Defileye çıkan mankenleri askı olarak düşünmek lazım. Yürüyüşünden duruşuna, aurasından bakışına ve tabii ki vücut ölçülerine kadar her açıdan uygun olduğu için seçilmiştir. Gerisi teferruat. Her manken toplum normlarında güzel olacak diye bir şey yok zaten.
- Ceylan Atınç: Ben bu “body positivisim” veya “her kadın güzeldir” baskısı altındaki moda dünyasını da sahte buluyorum. Gucci’nin PR’ı dışında bir şey kazandırmadı Armine bence kadınlara... Standart güzellik normları her zaman var ve olmaya devam edecek, ama bu demek değil ki standartlara uymayan biri güzel değildir. Sadece bunun bu kadar olay olması, özellikle aranıp seçilip özellikle pazarlanması hiç hoşuma gitmiyor.
- Aslı Barış: Sana katılıyorum Ceylan, hiç samimi değil. İlgi çeksin, konuşulsun diye bu kadar zorlamanın da alemi yok. Modellikle güzelliğin hiçbir alakası yok. Kate Moss çok mu güzel? Ondan daha güzel birçok kız var.
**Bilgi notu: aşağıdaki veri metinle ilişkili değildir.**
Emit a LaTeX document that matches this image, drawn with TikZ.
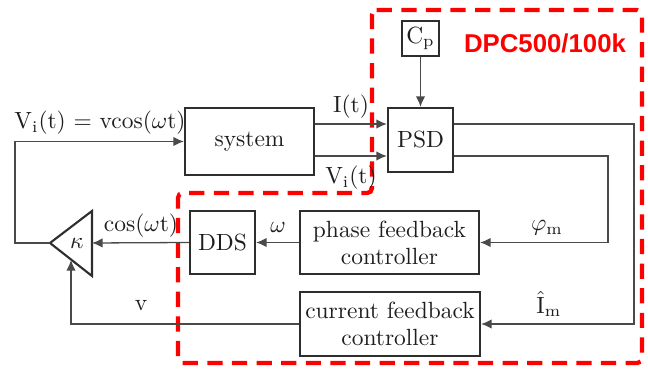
\documentclass[tikz,border=0pt]{standalone}
\usepackage{fontspec}
\usepackage{amsmath}
\usepackage{tikz}
\usetikzlibrary{
arrows.meta,
positioning,
calc
}
\newfontfamily\dpcfont{Liberation Sans}
\definecolor{fbred}{HTML}{FF0000}
\definecolor{fbline}{HTML}{4A4A4A}
\definecolor{fbbox}{HTML}{2E2E2E}
\definecolor{fbtext}{HTML}{1E1E1E}

\begin{document}
\begin{tikzpicture}[
  x=0.015cm, y=-0.015cm,
  >={Latex[length=4.5pt,width=4pt]},
  every node/.style={font=\fontsize{10}{11.5}\selectfont, text=fbtext},
  block/.style={draw=fbbox, line width=0.9pt, fill=white, align=center,
                inner sep=1pt},
  wire/.style={draw=fbline, line width=0.55pt},
  sig/.style={inner sep=0.5pt}
]
\useasboundingbox (0,0) rectangle (648,373);

%% ── DPC500/100k REGION ──────────────────────────────────────
\draw[fbred, line width=1.8pt, dash pattern=on 6.5pt off 4pt,
      rounded corners=2pt]
  (372,10) -- (642,10) -- (642,363) -- (178,363) -- (178,193)
  -- (372,193) -- cycle;
\node[font=\dpcfont\bfseries\fontsize{11}{13}\selectfont, text=fbred]
  (dpc) at (545,43) {DPC500/100k};

%% Blocks
\node[block, minimum width=1.935cm, minimum height=1.005cm]
  (system) at (249.5,141.5) {system};
\node[block, minimum width=0.975cm, minimum height=0.96cm]
  (psd) at (420.5,140) {PSD};
\node[block, minimum width=0.555cm, minimum height=0.525cm]
  (cp) at (420.5,38.5) {C\textsubscript{p}};
\node[block, minimum width=0.975cm, minimum height=0.945cm]
  (dds) at (222.5,242.5) {DDS};
\node[block, minimum width=2.685cm, minimum height=0.945cm]
  (phase) at (389.5,242.5) {phase feedback\\controller};
\node[block, minimum width=2.7cm, minimum height=0.96cm]
  (current) at (390,324) {current feedback\\controller};

%% Gain triangle
\draw[fbbox, line width=0.9pt, line join=miter]
  (50,243) -- (92,211) -- (92,276) -- cycle;
\node (kappa) at (77,243) {$\kappa$};
\coordinate (kin)  at (50,243);
\coordinate (kright) at (92,243);
\coordinate (kbot) at (71,260);

%% ── CONNECTORS ──────────────────────────────────────────────
\draw[wire, ->] (kin) -- ++(-35,0) |- (system.west);
\draw[wire, ->] ([yshift=0.24cm]system.east |- psd.west)
  -- ([yshift=0.24cm]psd.west);
\draw[wire, ->] ([yshift=-0.24cm]system.east |- psd.west)
  -- ([yshift=-0.24cm]psd.west);
\draw[wire, ->] (cp) -- (psd);
\draw[wire, ->] ([yshift=0.24cm]psd.east) -- ++(180,0) |- (current.east);
\draw[wire, ->] ([yshift=-0.24cm]psd.east) -- ++(154,0) |- (phase.east);
\draw[wire, ->] (phase) -- (dds);
\draw[wire, ->] (dds.west) -- (kright);
\draw[wire, ->] (current.west) -| (kbot);

%% Signal labels
\node[sig] (vin)  at (100,123) {V\textsubscript{i}(t) = vcos($\omega$t)};
\node[sig] (it)   at (351,107) {I(t)};
\node[sig] (vit)  at (351,178) {V\textsubscript{i}(t)};
\node[sig] (om)   at (278,227) {$\omega$};
\node[sig] (cosw) at (141,226) {cos($\omega$t)};
\node[sig] (vv)   at (141,306) {v};
\node[sig] (phim) at (547,228) {$\varphi_{\mathrm{m}}$};
\node[sig] (imh)  at (549,304) {$\hat{\mathrm{I}}_{\mathrm{m}}$};

\end{tikzpicture}
\end{document}
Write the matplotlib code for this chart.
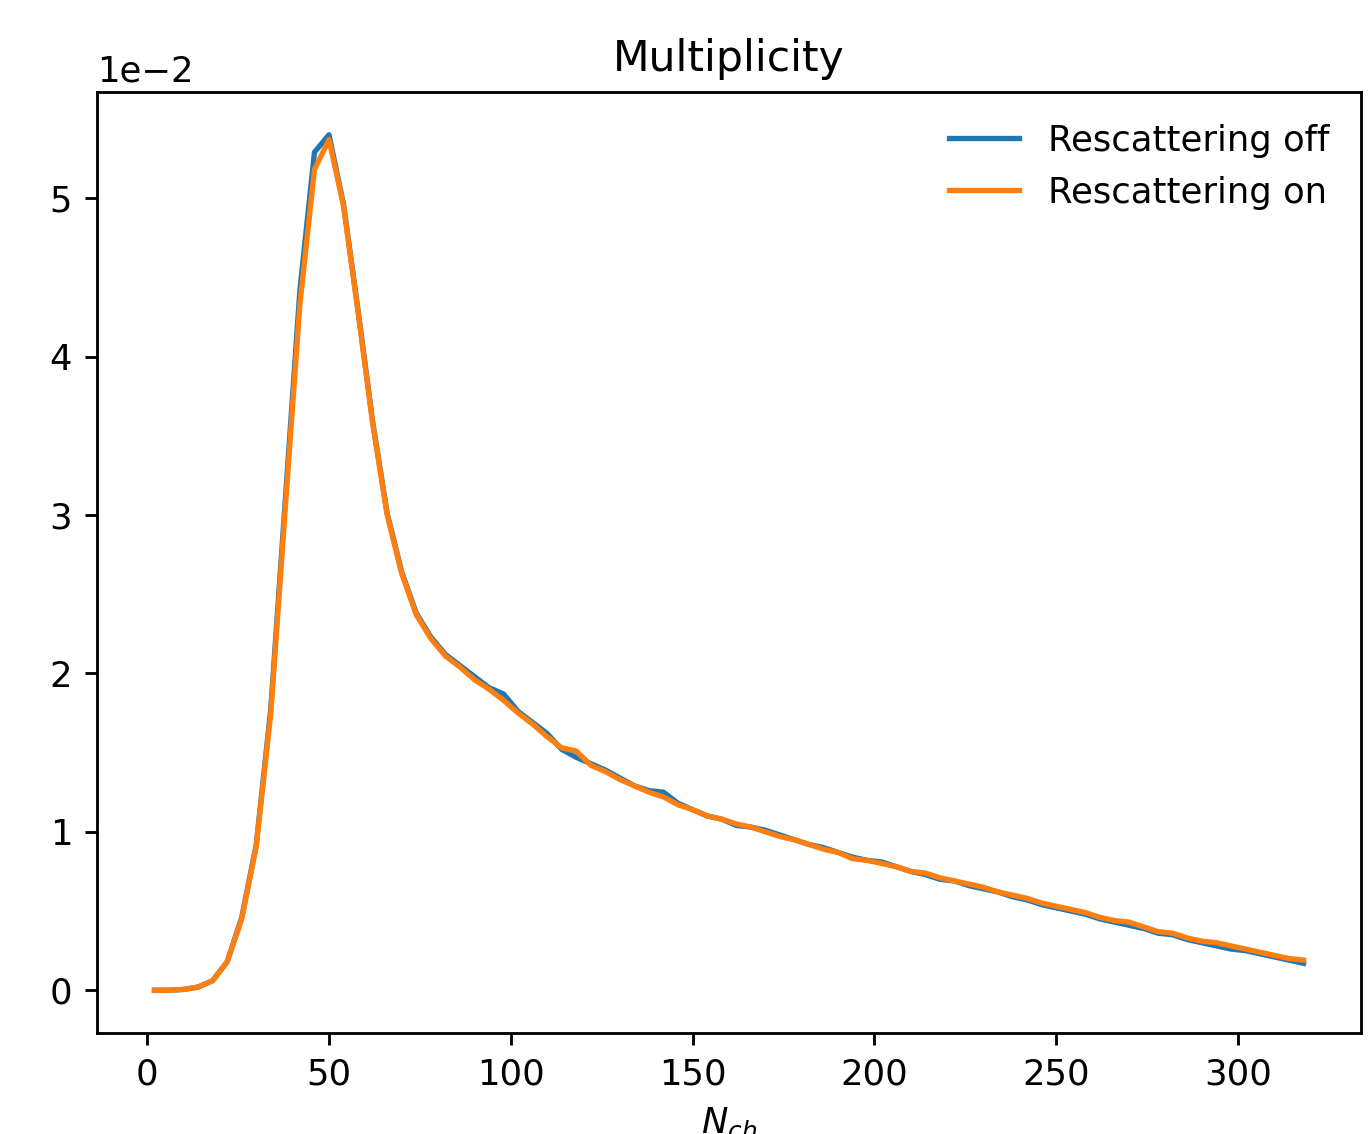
import numpy as np
import matplotlib
matplotlib.use("Agg")
import matplotlib.pyplot as plt

# bin centres of N_ch
n_ch = list(range(2, 319, 4))

# multiplicity distribution (units of 1e-2)
resc_off = [0.0, 0.0, 0.005, 0.02, 0.06, 0.18, 0.46, 0.92, 1.78, 3.10,
            4.42, 5.29, 5.40, 4.96, 4.29, 3.59, 3.01, 2.64, 2.38, 2.23,
            2.12, 2.05, 1.98, 1.91, 1.87, 1.76, 1.69, 1.62, 1.52, 1.47,
            1.43, 1.39, 1.34, 1.29, 1.26, 1.25, 1.18, 1.14, 1.10, 1.08,
            1.04, 1.03, 1.01, 0.98, 0.95, 0.92, 0.90, 0.87, 0.84, 0.82,
            0.81, 0.78, 0.75, 0.73, 0.70, 0.69, 0.66, 0.64, 0.62, 0.59,
            0.57, 0.54, 0.52, 0.50, 0.48, 0.45, 0.43, 0.41, 0.39, 0.36,
            0.35, 0.32, 0.30, 0.28, 0.26, 0.25, 0.23, 0.21, 0.19, 0.17]
resc_on = [0.0, 0.0, 0.005, 0.02, 0.06, 0.18, 0.45, 0.91, 1.75, 3.05,
           4.33, 5.18, 5.37, 4.95, 4.28, 3.58, 3.00, 2.63, 2.37, 2.22,
           2.11, 2.04, 1.96, 1.90, 1.83, 1.75, 1.68, 1.60, 1.53, 1.51,
           1.42, 1.38, 1.33, 1.29, 1.25, 1.22, 1.17, 1.14, 1.10, 1.08,
           1.05, 1.03, 1.00, 0.97, 0.95, 0.92, 0.89, 0.87, 0.83, 0.82,
           0.80, 0.78, 0.75, 0.74, 0.71, 0.69, 0.67, 0.65, 0.62, 0.60,
           0.58, 0.55, 0.53, 0.51, 0.49, 0.46, 0.44, 0.43, 0.40, 0.37,
           0.36, 0.33, 0.31, 0.30, 0.28, 0.26, 0.24, 0.22, 0.20, 0.19]

dpi = 255
fig = plt.figure(figsize=(1370 / dpi, 1134 / dpi), dpi=dpi)
ax = fig.add_axes([97 / 1370, 101 / 1134, 1264 / 1370, 941 / 1134])

ax.plot(n_ch, np.array(resc_off) * 1e-2, label="Rescattering off")
ax.plot(n_ch, np.array(resc_on) * 1e-2, label="Rescattering on")

ax.ticklabel_format(axis="y", style="sci", scilimits=(0, 0))
ax.set_title("Multiplicity", fontsize=12)
ax.set_xlabel("$N_{ch}$")
ax.legend(loc="upper right", frameon=False)

fig.savefig("out.png", dpi=dpi)
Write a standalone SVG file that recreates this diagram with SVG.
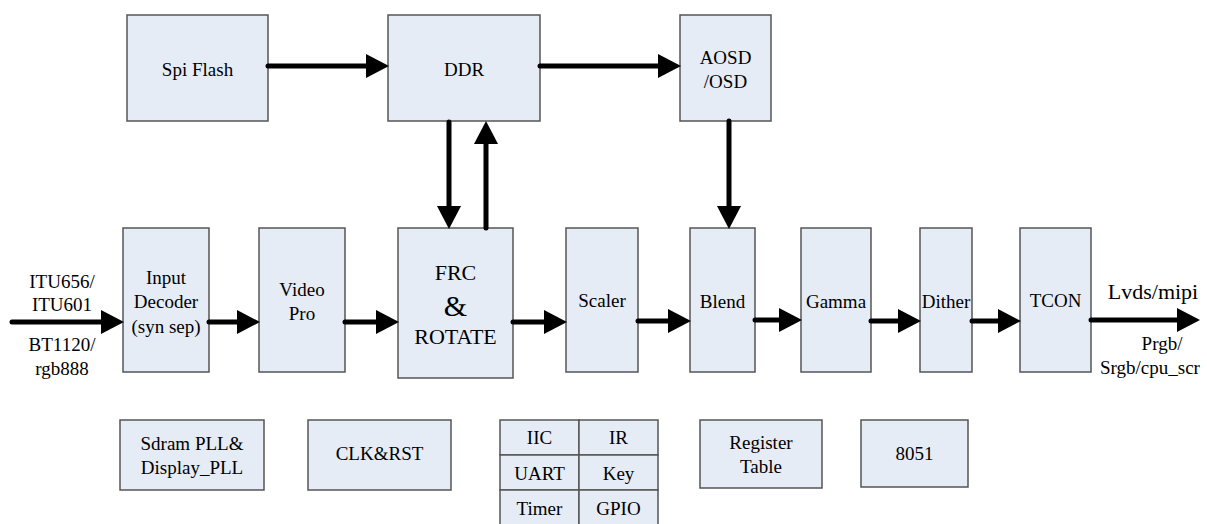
<svg xmlns="http://www.w3.org/2000/svg" width="1207" height="524" viewBox="0 0 1207 524">
<style>
.box{fill:#E6ECF6;stroke:#555;stroke-width:1.5}
text{font-family:"Liberation Serif",Tinos,"Times New Roman","DejaVu Serif","Noto Serif",serif;font-size:19px;fill:#000;text-anchor:middle;dominant-baseline:central}
.big{font-size:22px}
.amp{font-size:30px}
.c{fill:none;stroke:#000;stroke-width:5;stroke-linecap:round}
</style>
<defs>
<marker id="ah" markerUnits="userSpaceOnUse" markerWidth="24" markerHeight="26" refX="7" refY="12" orient="auto" overflow="visible">
<path d="M0,0 L23,12 L0,24 z" fill="#000"/>
</marker>
</defs>
<rect width="1207" height="524" fill="#fff"/>
<g id="spiflash"><rect class="box" x="127" y="15" width="141" height="106"/><text x="197.5" y="69">Spi Flash</text></g>
<g id="ddr"><rect class="box" x="388" y="15" width="152" height="106"/><text x="464" y="69">DDR</text></g>
<g id="aosd"><rect class="box" x="680" y="15" width="91" height="106"/><text x="725.5" y="57">AOSD</text><text x="725.5" y="81">/OSD</text></g>

<g id="input_decoder"><rect class="box" x="123" y="228" width="86" height="144"/><text x="166" y="277">Input</text><text x="166" y="301">Decoder</text><text x="166" y="326">(syn sep)</text></g>
<g id="video_pro"><rect class="box" x="259" y="228" width="86" height="144"/><text x="302" y="289">Video</text><text x="302" y="313">Pro</text></g>
<g id="frc"><rect class="box" x="398" y="228" width="115" height="150"/><text class="big" x="455.5" y="272">FRC</text><text class="amp" x="455.5" y="305">&amp;</text><text class="big" x="455.5" y="336">ROTATE</text></g>
<g id="scaler"><rect class="box" x="566" y="228" width="72" height="144"/><text x="602" y="300">Scaler</text></g>
<g id="blend"><rect class="box" x="690" y="228" width="65" height="144"/><text x="722.5" y="301">Blend</text></g>
<g id="gamma"><rect class="box" x="801" y="228" width="70" height="144"/><text x="836" y="301">Gamma</text></g>
<g id="dither"><rect class="box" x="920" y="228" width="52" height="144"/><text x="946" y="301">Dither</text></g>
<g id="tcon"><rect class="box" x="1020" y="228" width="71" height="144"/><text x="1055.5" y="300">TCON</text></g>

<g id="pll"><rect class="box" x="120" y="420" width="144" height="70"/><text x="192" y="443">Sdram PLL&amp;</text><text x="192" y="467">Display_PLL</text></g>
<g id="clkrst"><rect class="box" x="308" y="420" width="143" height="70"/><text x="379.5" y="453">CLK&amp;RST</text></g>
<g id="periph">
<rect class="box" x="500" y="420" width="79" height="35"/><rect class="box" x="579" y="420" width="79" height="35"/>
<rect class="box" x="500" y="455" width="79" height="35"/><rect class="box" x="579" y="455" width="79" height="35"/>
<rect class="box" x="500" y="490" width="79" height="36"/><rect class="box" x="579" y="490" width="79" height="36"/>
<text x="539.5" y="437">IIC</text><text x="618.5" y="437">IR</text>
<text x="539.5" y="473">UART</text><text x="618.5" y="473">Key</text>
<text x="539.5" y="508">Timer</text><text x="618.5" y="508">GPIO</text>
</g>
<g id="regtable"><rect class="box" x="700" y="420" width="122" height="68"/><text x="761" y="442">Register</text><text x="761" y="466">Table</text></g>
<g id="mcu8051"><rect class="box" x="861" y="420" width="107" height="67"/><text x="914.5" y="453">8051</text></g>

<g id="labels">
<text x="62" y="281">ITU656/</text>
<text x="62" y="304">ITU601</text>
<text x="62" y="344">BT1120/</text>
<text x="62" y="368">rgb888</text>
<text class="big" x="1153" y="291">Lvds/mipi</text>
<text x="1162" y="343">Prgb/</text>
<text x="1150" y="367">Srgb/cpu_scr</text>
</g>
<g id="connectors">
<path class="c" d="M268,66 H373" marker-end="url(#ah)"/>
<path class="c" d="M540,66 H665" marker-end="url(#ah)"/>
<path class="c" d="M449,122 V213" marker-end="url(#ah)"/>
<path class="c" d="M486,228 V137" marker-end="url(#ah)"/>
<path class="c" d="M729,121 V213" marker-end="url(#ah)"/>
<path class="c" d="M12,322 H108" marker-end="url(#ah)"/>
<path class="c" d="M209,322 H244" marker-end="url(#ah)"/>
<path class="c" d="M345,322 H383" marker-end="url(#ah)"/>
<path class="c" d="M513,322 H551" marker-end="url(#ah)"/>
<path class="c" d="M638,321 H675" marker-end="url(#ah)"/>
<path class="c" d="M755,320 H786" marker-end="url(#ah)"/>
<path class="c" d="M871,321 H905" marker-end="url(#ah)"/>
<path class="c" d="M972,321 H1005" marker-end="url(#ah)"/>
<path class="c" d="M1091,320 H1184" marker-end="url(#ah)"/>
</g>
</svg>
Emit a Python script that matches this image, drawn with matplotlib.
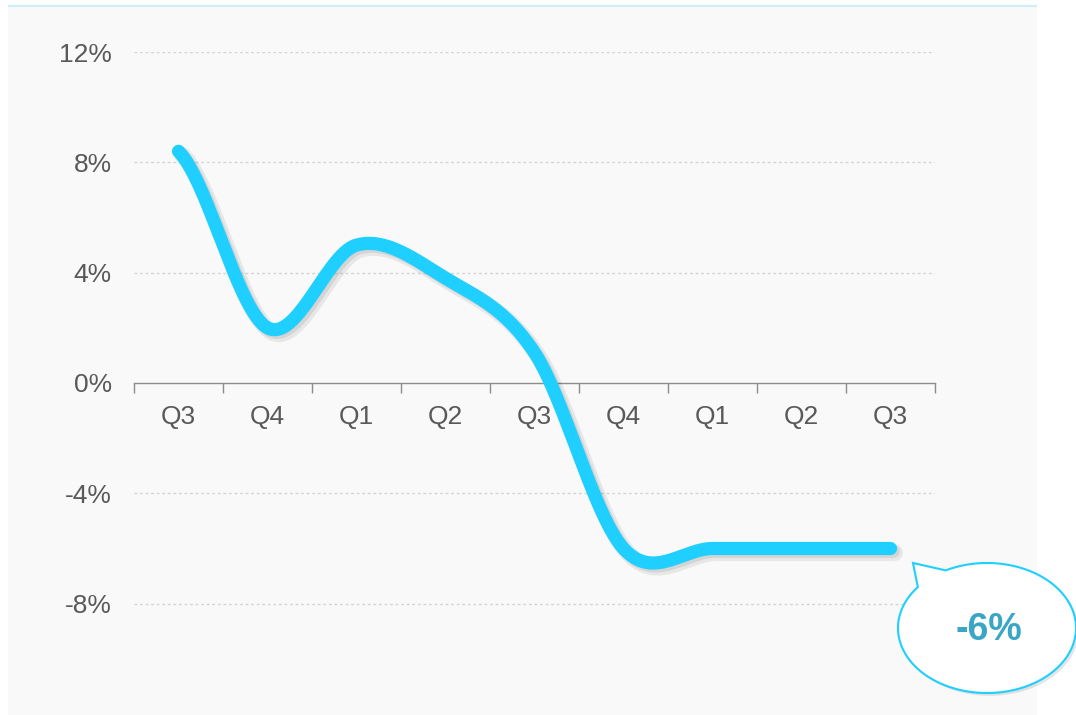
import numpy as np
import matplotlib
matplotlib.use("Agg")
import matplotlib.pyplot as plt
import matplotlib.patheffects as pe
from matplotlib.patches import Rectangle, Polygon
from matplotlib.ticker import FixedLocator, NullFormatter

# ---------------- data ----------------
quarters = ['Q3', 'Q4', 'Q1', 'Q2', 'Q3', 'Q4', 'Q1', 'Q2', 'Q3']
growth = [8.4, 2.0, 5.0, 3.8, 1.1, -6.0, -6.0, -6.0, -6.0]
y_ticks = [-8, -4, 0, 4, 8, 12]
y_tick_labels = ['-8%', '-4%', '0%', '4%', '8%', '12%']
callout_label = '-6%'

# ---------------- style ----------------
LINE_C = '#1ecfff'
TEXT_C = '#595959'
CALLOUT_TEXT_C = '#3aa6c6'
FONT = ['Liberation Sans', 'DejaVu Sans']
plt.rcParams['font.family'] = FONT

W, H = 1076, 715
fig = plt.figure(figsize=(W / 100, H / 100), dpi=100)
fig.patch.set_facecolor('white')

# background panel (pixel coordinates)
bg = fig.add_axes([0, 0, 1, 1], zorder=0)
bg.set_xlim(0, W)
bg.set_ylim(H, 0)
bg.axis('off')
bg.add_patch(Rectangle((8, 6), 1029, 715, facecolor='#f9f9f9', edgecolor='none'))
bg.plot([8, 1037], [6, 6], color='#cdeef8', lw=1.5, solid_capstyle='butt')

# main axes
left, right = 134 / W, 935 / W
top, bottom = 52 / H, 714 / H
ax = fig.add_axes([left, 1 - bottom, right - left, bottom - top], zorder=1)
ax.patch.set_alpha(0)
ax.set_xlim(-0.5, len(quarters) - 0.5)
ax.set_ylim(-12, 12)

for s in ['top', 'right', 'left']:
    ax.spines[s].set_visible(False)
ax.spines['bottom'].set_position(('data', 0))
ax.spines['bottom'].set_color('#8c8c8c')
ax.spines['bottom'].set_linewidth(1.0)

x = np.arange(len(quarters))
ax.xaxis.set_major_locator(FixedLocator(np.arange(-0.5, len(quarters), 1.0)))
ax.xaxis.set_major_formatter(NullFormatter())
ax.xaxis.set_minor_locator(FixedLocator(x))
ax.set_xticklabels(quarters, minor=True)
ax.tick_params(axis='x', which='major', direction='out', length=7, width=1.0, color='#8c8c8c')
ax.tick_params(axis='x', which='minor', length=0, pad=15.5, labelsize=19, labelcolor=TEXT_C)

ax.set_yticks(y_ticks)
ax.set_yticklabels(y_tick_labels)
ax.tick_params(axis='y', length=0, pad=16, labelsize=19, labelcolor=TEXT_C)

for v in y_ticks:
    if v != 0:
        ax.axhline(v, color='#d4d4d4', lw=1.0, ls=(0, (2, 2)), zorder=0)

# Catmull-Rom smoothing of the series
y = np.asarray(growth, dtype=float)
n = len(y)
m = np.zeros(n)
m[1:-1] = (y[2:] - y[:-2]) / 2.0
m[0] = (y[1] - y[0]) / 2.0
m[-1] = (y[-1] - y[-2]) / 2.0
xs, ys = [], []
t = np.linspace(0, 1, 60)
h00 = 2 * t**3 - 3 * t**2 + 1
h10 = t**3 - 2 * t**2 + t
h01 = -2 * t**3 + 3 * t**2
h11 = t**3 - t**2
for i in range(n - 1):
    xs.append(x[i] + t)
    ys.append(h00 * y[i] + h10 * m[i] + h01 * y[i + 1] + h11 * m[i + 1])
xs = np.concatenate(xs)
ys = np.concatenate(ys)

ax.plot(xs, ys, color=LINE_C, lw=9.5, solid_capstyle='round', solid_joinstyle='round',
        zorder=3, clip_on=False,
        path_effects=[pe.SimpleLineShadow(offset=(3, -3), shadow_color='#000000', alpha=0.07, linewidth=12),
                      pe.SimpleLineShadow(offset=(2, -2), shadow_color='#000000', alpha=0.08),
                      pe.Normal()])

# callout bubble (pixel coordinates overlay)
ov = fig.add_axes([0, 0, 1, 1], zorder=2)
ov.set_xlim(0, W)
ov.set_ylim(H, 0)
ov.axis('off')
cx, cy, a, b = 987, 628, 89, 65
th = np.radians(np.linspace(242.4, 579.0, 300))
ex = cx + a * np.cos(th)
ey = cy + b * np.sin(th)
pts = np.column_stack([np.append(ex, 913), np.append(ey, 563)])
bubble = Polygon(pts, closed=True, facecolor='white', edgecolor=LINE_C, lw=1.5, clip_on=False,
                 path_effects=[pe.SimplePatchShadow(offset=(2, -2), shadow_rgbFace='#000000', alpha=0.10),
                               pe.Normal()])
ov.add_patch(bubble)
ov.text(989, 630, callout_label, ha='center', va='center', fontsize=27, fontweight='bold',
        color=CALLOUT_TEXT_C)

fig.savefig('out.png', dpi=100, facecolor='white')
Ama onun gibi poz verebilen yok.
Modellikte önemli olan iyi yürümek, giysiyi iyi taşımak ve iyi poz vermek.
Armine’nin çekimlerine baktım. Estetik bir duruş yok. Sıradan. Maksat konuşulmak olsun diye de insanları böyle kullanmayı “vücut olumlama” diye itelemek ayrı bir çifte standart.
Ördek ayakkabı trendi
- Aslı Barış: Bu kışın trendlerinden: Önü kare gelen “ördek” model ayakkabılar... En son Serenay Sarıkaya’da gördük. Ne düşünüyorsunuz bu model hakkında?
- Ceylan Atınç: Hiç sevemedim, sevmeyeceğim de. Büyük ayağı olduğundan da büyük gösterdiği için kullanacağımı sanmıyorum. Küt burun ve kalın küt topuklar çok moda ama ekstra uzun burun işi çirkin bir noktaya götürüyor sanki.
- Başak Dizer Tatlıtuğ: Ben bu ayakkabıları giydiğimi hatırlıyorum. Sanırım 90’lar sonu, 2000 yıllarındaydı. Kare burun ve kare topuk. Burnu çok uzun gelmediği sürece yine giyerim, özellikle kare orta boy topuk tam benlik. Uzun boylu kadınlarda daha iyi duracaktır tabii.
- Aslı Barış: 90’ların sonunda giymiştim ben de... Free Lance diye bir marka vardı, ölüp bitiyordum. Serenay’ın giydiği Manu Atelier botlar biraz onu hatırlattı. Sadece önünün o kadar uzun olmasını sevmedim, biraz dalgıç paleti gibi.